- Born: October 5, 1934 Daudkandi, Comilla, British India
- Died: May 31, 2019 (aged 84)
- Education: Dhaka University
- Occupation: Professor
- Organization: Comilla Victoria Government College
- Movement: Bengali language movement

= Laila Nur =

Bangladeshi academic and activist (1934–2019)

Laila Nur (October 5, 1934 – May 31, 2019) was a Bangladeshi language-movement activist and academic. She joined Comilla Victoria Government College in 1957 as its first female professor.

==Early life==
Laila Nur was born on 5 October 1934 in Daudkandi Thana, Comilla. Her father was Abu Naser, a medical doctor, and her mother was Shamsunnahar Mehedi. She passed her Higher Secondary School Certificate (HSC) in 1952. She received a Bachelor of Arts degree in English literature in 1956 from Dhaka University.

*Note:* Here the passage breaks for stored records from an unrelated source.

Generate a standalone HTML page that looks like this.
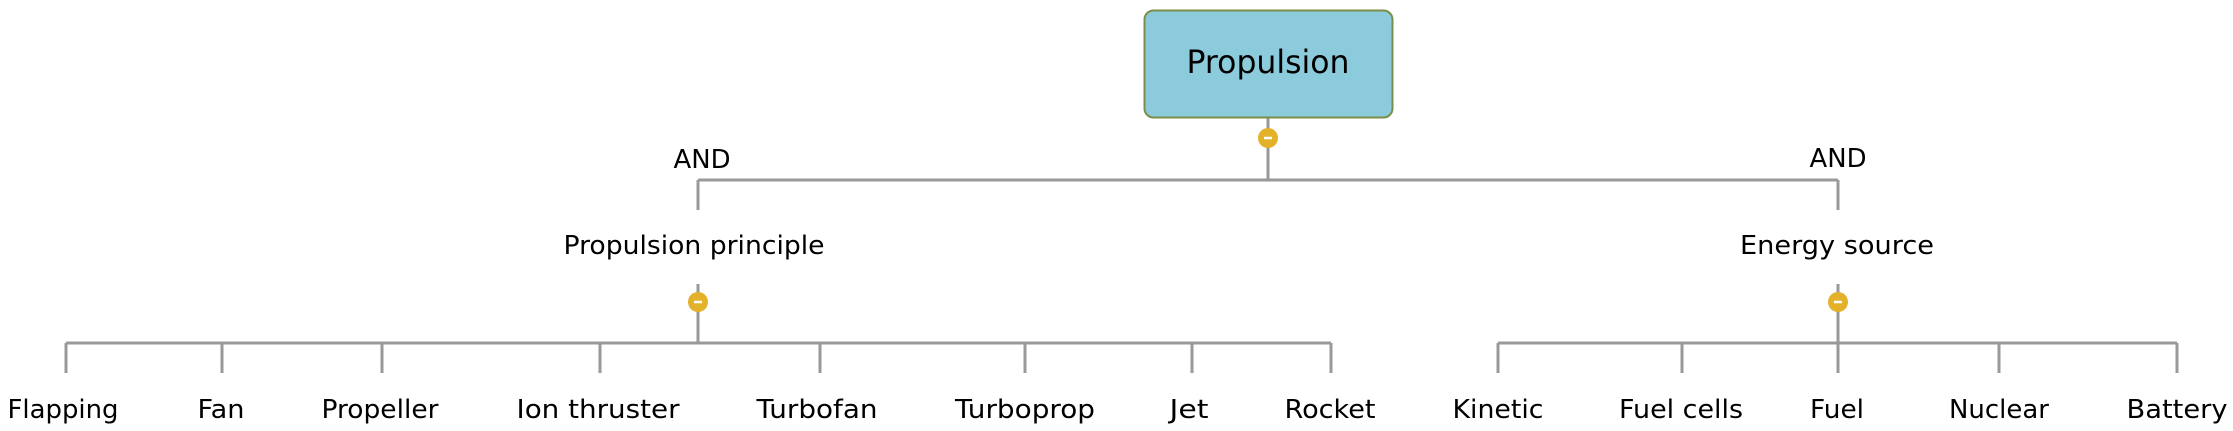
<!DOCTYPE html>
<html><head><meta charset="utf-8"><style>
html,body{margin:0;padding:0;background:#fff}
text{font-family:"DejaVu Sans","Liberation Sans",sans-serif;fill:#000}
</style></head><body>
<svg width="2233" height="426" viewBox="0 0 2233 426" xmlns="http://www.w3.org/2000/svg">
<g stroke="#999" stroke-width="3" fill="none">
<line x1="1268" y1="118" x2="1268" y2="180"/>
<line x1="698" y1="180" x2="1838" y2="180"/>
<line x1="698" y1="180" x2="698" y2="210"/>
<line x1="1838" y1="180" x2="1838" y2="210"/>
<line x1="698" y1="284" x2="698" y2="343"/>
<line x1="1838" y1="284" x2="1838" y2="343"/>
<line x1="66" y1="343" x2="1331" y2="343"/>
<line x1="1498" y1="343" x2="2177" y2="343"/>
<line x1="66" y1="343" x2="66" y2="373"/>
<line x1="222" y1="343" x2="222" y2="373"/>
<line x1="382" y1="343" x2="382" y2="373"/>
<line x1="600" y1="343" x2="600" y2="373"/>
<line x1="820" y1="343" x2="820" y2="373"/>
<line x1="1025" y1="343" x2="1025" y2="373"/>
<line x1="1192" y1="343" x2="1192" y2="373"/>
<line x1="1331" y1="343" x2="1331" y2="373"/>
<line x1="1498" y1="343" x2="1498" y2="373"/>
<line x1="1682" y1="343" x2="1682" y2="373"/>
<line x1="1838" y1="343" x2="1838" y2="373"/>
<line x1="1999" y1="343" x2="1999" y2="373"/>
<line x1="2177" y1="343" x2="2177" y2="373"/>
</g>
<rect x="1144.5" y="10.5" width="248" height="107" rx="9" fill="#8ccbdc" stroke="#7a8f4a" stroke-width="2"/>
<text x="1268" y="73" font-size="32" text-anchor="middle" textLength="163" lengthAdjust="spacingAndGlyphs">Propulsion</text>
<g fill="#e3b12a"><circle cx="1268" cy="138" r="10"/><circle cx="698" cy="302" r="10"/><circle cx="1838" cy="302" r="10"/></g>
<g stroke="#fff" stroke-width="2.5"><line x1="1264" y1="138" x2="1272" y2="138"/><line x1="694" y1="302" x2="702" y2="302"/><line x1="1834" y1="302" x2="1842" y2="302"/></g>
<g font-size="26" text-anchor="middle">
<text x="702" y="168" textLength="57" lengthAdjust="spacingAndGlyphs">AND</text>
<text x="1838" y="167" textLength="57" lengthAdjust="spacingAndGlyphs">AND</text>
<text x="694" y="254" textLength="261" lengthAdjust="spacingAndGlyphs">Propulsion principle</text>
<text x="1837" y="254" textLength="194" lengthAdjust="spacingAndGlyphs">Energy source</text>
<text x="63" y="418" textLength="111" lengthAdjust="spacingAndGlyphs">Flapping</text>
<text x="221" y="418" textLength="47" lengthAdjust="spacingAndGlyphs">Fan</text>
<text x="380" y="418" textLength="117" lengthAdjust="spacingAndGlyphs">Propeller</text>
<text x="598" y="418" textLength="163" lengthAdjust="spacingAndGlyphs">Ion thruster</text>
<text x="817" y="418" textLength="121" lengthAdjust="spacingAndGlyphs">Turbofan</text>
<text x="1025" y="418" textLength="140" lengthAdjust="spacingAndGlyphs">Turboprop</text>
<text x="1189" y="418" textLength="39" lengthAdjust="spacingAndGlyphs">Jet</text>
<text x="1330" y="418" textLength="91" lengthAdjust="spacingAndGlyphs">Rocket</text>
<text x="1498" y="418" textLength="91" lengthAdjust="spacingAndGlyphs">Kinetic</text>
<text x="1681" y="418" textLength="124" lengthAdjust="spacingAndGlyphs">Fuel cells</text>
<text x="1837" y="418" textLength="54" lengthAdjust="spacingAndGlyphs">Fuel</text>
<text x="1999" y="418" textLength="100" lengthAdjust="spacingAndGlyphs">Nuclear</text>
<text x="2177" y="418" textLength="101" lengthAdjust="spacingAndGlyphs">Battery</text>
</g>
</svg>
</body></html>
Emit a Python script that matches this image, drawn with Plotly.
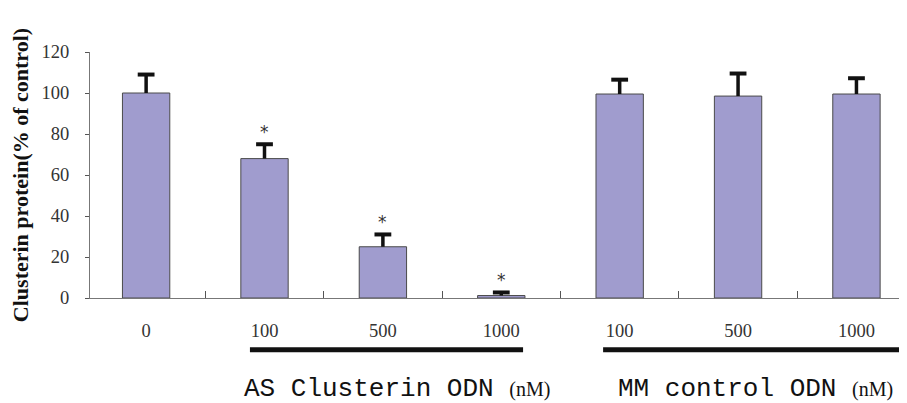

== Participation in the Language Movement ==
As a young woman in 1952, Nur participated in the Bengali language movement. On 20 February 1955 she was arrested by the Pakistan Police along with about 20 female students for preparing to take part in a march the next day. She was in jail for 21 days for her participation in the Language Movement.

==Professional achievements==

In 1957, Nur became the first woman to be appointed a professor at Comilla Victoria Government College.

Nur has translated 115 poetry pieces by Titas Chowdhury into English.

In 2014, Nur received the Binoy Sommanona Award for her contribution to the Language Movement and education.